Wikinvest Wire

Saturday, May 12, 2012

The Big Picture for the Week of May 13

The other day I stumbled across an article about the dividend yields for four gold mining stocks including Anglo Gold Ashanti (AU). Before the SPDR Gold Trust (GLD) came along we used AU for our gold exposure. It did ok and then starting in late 2005 in started skyrocketing and we sold it in February 2006 and swapped it share for share into GLD which we've held ever since (we did sell a chunk of GLD last August).

Historically there have been times where the metal outperforms the miners and vice versa. There were rotations between the metal and the miners and back again for this particular trade and every so often you would hear or read someone explaining how this worked. The sale of AU came after a period of miner outperformance and the swap at the time seemed obvious but I had no real expectation of being able to time it again.

Since early 2006 though this relationship seems to no longer exist. Since we sold AU it is down 38% and GLD is up 181%. Newmont Mining (NEM) has done a little better than AU dropping only 18%. The Market Vectors Gold Miner ETF (GDX) started trading a couple of months after selling AU and since its inception it is only up 11%.

Either the relationship between the miners and the metal has actually changed or this is a prolonged period were the miners are lagging (the YTD numbers are not good for the miners either). It also appears as though AU is a completely different type of stock than it used to be. Google Finance reports its beta at 0.61 and the yield at 3.1%. The above linked article quotes the yield at 3.27% but dividend.com says 1.44%. As I look at the historical price page on Yahoo Finance and applying the dividends only sort I see three dividends in the trailing 12 months adding up to $0.495 consistent with the yield quoted at dividend.com.

If it really yields 3% then that really is a big change from when we owned it and just looking at a long term chart leads me to think the beta is correct.

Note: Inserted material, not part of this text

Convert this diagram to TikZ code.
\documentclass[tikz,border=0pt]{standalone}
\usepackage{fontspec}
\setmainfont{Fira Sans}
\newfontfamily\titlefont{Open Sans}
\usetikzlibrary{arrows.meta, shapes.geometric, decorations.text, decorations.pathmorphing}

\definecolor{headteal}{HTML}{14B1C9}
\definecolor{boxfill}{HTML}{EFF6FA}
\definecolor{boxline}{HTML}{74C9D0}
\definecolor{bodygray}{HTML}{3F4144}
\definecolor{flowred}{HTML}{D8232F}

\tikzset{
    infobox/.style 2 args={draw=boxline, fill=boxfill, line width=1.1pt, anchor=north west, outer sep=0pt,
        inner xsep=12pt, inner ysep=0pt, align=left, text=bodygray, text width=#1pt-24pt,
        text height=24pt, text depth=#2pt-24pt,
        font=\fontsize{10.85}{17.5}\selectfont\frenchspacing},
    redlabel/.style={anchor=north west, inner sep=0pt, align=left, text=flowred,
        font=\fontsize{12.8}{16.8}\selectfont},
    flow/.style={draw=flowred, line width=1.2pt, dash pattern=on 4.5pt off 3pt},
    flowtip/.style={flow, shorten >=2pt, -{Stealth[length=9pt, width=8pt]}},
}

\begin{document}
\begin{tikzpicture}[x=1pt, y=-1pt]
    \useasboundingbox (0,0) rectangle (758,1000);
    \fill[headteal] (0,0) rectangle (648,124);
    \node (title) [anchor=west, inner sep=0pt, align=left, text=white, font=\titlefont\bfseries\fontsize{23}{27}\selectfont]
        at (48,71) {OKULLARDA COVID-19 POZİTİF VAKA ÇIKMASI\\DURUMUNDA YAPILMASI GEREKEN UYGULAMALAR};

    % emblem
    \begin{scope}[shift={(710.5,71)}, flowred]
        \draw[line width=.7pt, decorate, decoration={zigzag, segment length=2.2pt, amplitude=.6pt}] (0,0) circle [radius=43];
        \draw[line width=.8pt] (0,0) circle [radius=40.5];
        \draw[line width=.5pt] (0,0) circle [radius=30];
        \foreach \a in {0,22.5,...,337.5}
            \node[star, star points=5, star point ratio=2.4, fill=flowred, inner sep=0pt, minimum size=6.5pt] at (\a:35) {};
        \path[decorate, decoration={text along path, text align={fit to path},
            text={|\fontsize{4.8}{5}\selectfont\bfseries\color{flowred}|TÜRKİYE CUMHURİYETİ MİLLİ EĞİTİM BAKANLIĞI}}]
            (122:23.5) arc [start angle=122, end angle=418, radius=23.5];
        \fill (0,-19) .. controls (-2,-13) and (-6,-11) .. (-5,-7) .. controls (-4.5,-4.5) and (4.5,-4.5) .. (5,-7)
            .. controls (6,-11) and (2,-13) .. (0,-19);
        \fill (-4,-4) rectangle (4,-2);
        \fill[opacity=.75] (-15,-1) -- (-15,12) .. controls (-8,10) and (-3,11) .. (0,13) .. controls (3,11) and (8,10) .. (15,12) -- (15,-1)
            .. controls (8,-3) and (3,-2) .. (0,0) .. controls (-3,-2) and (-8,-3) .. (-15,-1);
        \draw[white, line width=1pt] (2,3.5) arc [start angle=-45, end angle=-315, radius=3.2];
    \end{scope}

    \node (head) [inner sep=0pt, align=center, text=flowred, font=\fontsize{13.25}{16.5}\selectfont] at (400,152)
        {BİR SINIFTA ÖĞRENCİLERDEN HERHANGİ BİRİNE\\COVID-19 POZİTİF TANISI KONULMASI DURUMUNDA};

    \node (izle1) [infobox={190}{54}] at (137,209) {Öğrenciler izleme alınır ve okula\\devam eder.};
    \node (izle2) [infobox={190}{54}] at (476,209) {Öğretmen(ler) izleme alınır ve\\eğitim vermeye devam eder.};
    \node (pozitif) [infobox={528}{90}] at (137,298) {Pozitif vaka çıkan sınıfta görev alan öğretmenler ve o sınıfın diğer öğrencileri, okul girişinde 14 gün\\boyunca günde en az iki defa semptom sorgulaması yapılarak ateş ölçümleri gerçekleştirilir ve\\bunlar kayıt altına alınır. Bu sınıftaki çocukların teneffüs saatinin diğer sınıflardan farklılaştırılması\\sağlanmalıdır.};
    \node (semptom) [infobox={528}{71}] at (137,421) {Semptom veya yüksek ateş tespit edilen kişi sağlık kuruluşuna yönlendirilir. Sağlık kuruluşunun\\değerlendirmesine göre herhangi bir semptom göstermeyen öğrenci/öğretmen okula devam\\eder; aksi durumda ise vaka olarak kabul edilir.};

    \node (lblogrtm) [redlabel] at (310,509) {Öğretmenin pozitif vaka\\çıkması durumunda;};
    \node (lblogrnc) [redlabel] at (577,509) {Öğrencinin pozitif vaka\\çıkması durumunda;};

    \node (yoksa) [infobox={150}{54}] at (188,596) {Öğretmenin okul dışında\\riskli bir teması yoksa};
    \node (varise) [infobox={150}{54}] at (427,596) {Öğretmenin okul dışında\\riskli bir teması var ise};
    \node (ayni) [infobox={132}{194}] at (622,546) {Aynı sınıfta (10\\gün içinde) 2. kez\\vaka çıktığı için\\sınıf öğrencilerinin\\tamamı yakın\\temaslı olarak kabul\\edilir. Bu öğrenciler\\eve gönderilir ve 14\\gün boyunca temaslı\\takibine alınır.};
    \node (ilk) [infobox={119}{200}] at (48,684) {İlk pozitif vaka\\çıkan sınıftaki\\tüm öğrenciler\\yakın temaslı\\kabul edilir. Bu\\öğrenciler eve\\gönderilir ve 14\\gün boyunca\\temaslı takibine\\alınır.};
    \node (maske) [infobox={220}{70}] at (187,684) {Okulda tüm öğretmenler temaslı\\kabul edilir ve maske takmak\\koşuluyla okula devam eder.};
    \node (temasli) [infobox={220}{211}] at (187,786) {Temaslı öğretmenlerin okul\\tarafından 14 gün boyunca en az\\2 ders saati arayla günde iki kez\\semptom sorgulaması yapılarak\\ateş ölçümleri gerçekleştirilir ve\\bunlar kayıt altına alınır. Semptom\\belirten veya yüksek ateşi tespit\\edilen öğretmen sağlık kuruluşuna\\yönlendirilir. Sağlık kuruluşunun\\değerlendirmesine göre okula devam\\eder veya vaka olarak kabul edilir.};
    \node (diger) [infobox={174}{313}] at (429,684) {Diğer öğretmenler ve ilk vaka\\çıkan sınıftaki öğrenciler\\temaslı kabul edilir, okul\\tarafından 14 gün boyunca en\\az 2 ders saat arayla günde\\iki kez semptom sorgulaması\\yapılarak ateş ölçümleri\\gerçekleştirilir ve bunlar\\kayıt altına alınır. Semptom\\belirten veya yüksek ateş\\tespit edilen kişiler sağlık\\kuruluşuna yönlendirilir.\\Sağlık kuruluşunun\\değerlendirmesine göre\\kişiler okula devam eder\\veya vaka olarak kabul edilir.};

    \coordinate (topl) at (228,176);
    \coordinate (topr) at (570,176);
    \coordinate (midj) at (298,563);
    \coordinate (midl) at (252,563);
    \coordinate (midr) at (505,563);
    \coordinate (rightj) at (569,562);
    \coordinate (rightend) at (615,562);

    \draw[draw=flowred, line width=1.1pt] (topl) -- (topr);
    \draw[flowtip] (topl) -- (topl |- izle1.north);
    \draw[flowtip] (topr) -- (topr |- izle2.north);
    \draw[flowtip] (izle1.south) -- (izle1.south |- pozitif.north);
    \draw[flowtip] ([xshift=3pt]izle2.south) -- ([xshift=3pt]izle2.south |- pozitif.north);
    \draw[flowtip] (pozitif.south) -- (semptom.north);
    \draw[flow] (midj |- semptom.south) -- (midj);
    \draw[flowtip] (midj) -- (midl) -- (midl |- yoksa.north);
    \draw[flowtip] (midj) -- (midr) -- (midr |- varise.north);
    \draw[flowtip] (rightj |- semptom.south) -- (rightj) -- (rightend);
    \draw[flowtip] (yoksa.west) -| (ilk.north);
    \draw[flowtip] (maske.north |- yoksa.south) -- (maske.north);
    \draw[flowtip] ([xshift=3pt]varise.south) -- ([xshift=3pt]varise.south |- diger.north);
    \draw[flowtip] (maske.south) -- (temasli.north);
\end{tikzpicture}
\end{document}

While I am not certain what the beta was six years ago it was well above 1.00. In past posts I've talked about stocks' attributes changing as a reason to consider selling and although this was not a reason for selling AU when we did it is a good example of what appears to have been a meaningful transformation.

Generically speaking there is of course room for a low beta, high yielding stock in a portfolio but expecting high octane and getting something else can work to a portfolio's detriment.

1 comments:

RW said...

It used to be the common wisdom that gold equities would significantly leverage the metal but that has certainly not been the case with the gold majors the past few years and even most of the juniors have been barely worth their risk premium.

Don't have an explanation for that myself: With the price of the metal more than three times the cost of mining and refining on average you'd think the majors would beat the growth rate of the metal price by some appreciable margin at least. To see many of them do the opposite seems completely counterintuitive.

Of course, gold co's, the majors in particular, are actually several companies with the trading desk being as big a contributor to profits as the exploring, mining and refining operations but it's hard to believe those desks have been getting things wrong for an extended period so that still leaves me at a loss for an explanation; it just is.

Personally I haven't owned any majors for some time, just juniors, a few explorers and the metal, and not too many of those this past year either; gold has lost a lot of mo.